The US Commodity Futures Trading Commission has signed a memorandum of understanding with the National Hockey League to help police prediction markets tied to professional hockey. The agreement, announced Thursday under CFTC Chair Michael Selig, is designed to protect professional hockey and related prediction markets from insider trading, fraud, and other abuse, providing the regulator and the NHL a formal channel to share information and coordinate when event contracts raise integrity concerns. The timing reflects the expansion of prediction markets into sports-linked contracts, with platforms Kalshi and Polymarket already listing contracts tied to the Stanley Cup playoffs, which began in April, even as the NHL's 2026-27 season is scheduled to begin in September. The CFTC is building direct regulatory links with sports leagues amid ongoing federal and state disputes over jurisdictional authority over prediction market products.
The NHL agreement follows a similar arrangement signed with Major League Baseball in March, when MLB also announced Polymarket as its Official Prediction Market Exchange. The partnership demonstrates the CFTC's strategy of building direct links with sports leagues while simultaneously contesting state regulatory authority over prediction markets.
Under Selig, the CFTC has repeatedly claimed exclusive jurisdiction over platforms such as Kalshi and Polymarket. This assertion is central to an expanding legal dispute. The agency has filed actions against authorities in Ohio, Connecticut, Illinois, New York, and Minnesota, where it challenged what it described as state bans or restrictions on prediction market platforms.
The core dispute centers on regulatory classification. Prediction markets offer contracts on outcomes, while sports betting laws are generally enforced at the state level. The CFTC's position is that event contracts listed on federally regulated platforms fall under its authority, not under fragmented state gaming rules.
The CFTC is pursuing this strategy while operating with an unusually thin leadership structure. The agency is expected to be led by a bipartisan panel of five commissioners, but Selig has been the sole commissioner since December.
This leadership gap carries significance as prediction market policy expands. Major questions remain unresolved, including how far sports contracts can extend, what protections are necessary around league data and inside information, and whether states can restrict platforms despite federal oversight. Lawmakers have urged President Donald Trump to nominate additional CFTC members, citing pending market structure legislation and the need for a full panel. As of Thursday, no public nominations had been announced.
The NHL agreement arrived one day after Polymarket filed a product self-certification letter with CFTC Secretary Christopher Kirkpatrick. The filing covers "combinatorial outcome contracts," which would allow the company to combine two or more underlying event contracts on its platform.
This product design could expand prediction market offerings by enabling users to take positions on linked outcomes rather than single events. In sports, politics, or economic markets, combined contracts can create more complex risk exposures.
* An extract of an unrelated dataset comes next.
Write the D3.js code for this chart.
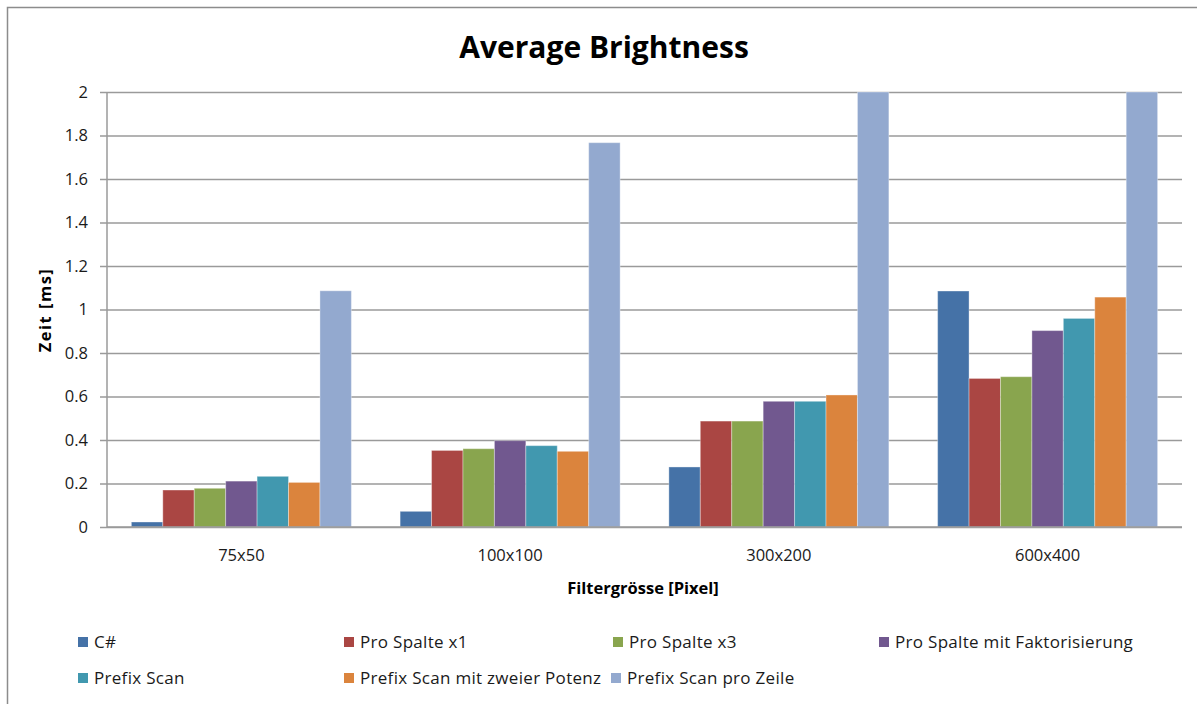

They also raise heightened oversight questions because combined outcomes may be more difficult to monitor for manipulation, insider information, and user protection.
For sports leagues, the concern is direct. A single event contract tied to a championship winner already presents integrity risks. A contract combining multiple game, player, or season outcomes could create broader integrity concerns if market participants possess access to nonpublic information.
The CFTC's NHL agreement arrives at a pivotal moment for prediction markets. Prediction platforms are expanding product design, sports leagues are entering commercial and regulatory arrangements, and states are challenging the CFTC's federal authority. The regulatory outcome will determine whether prediction markets develop as nationally regulated financial products or remain fragmented across state-by-state legal disputes.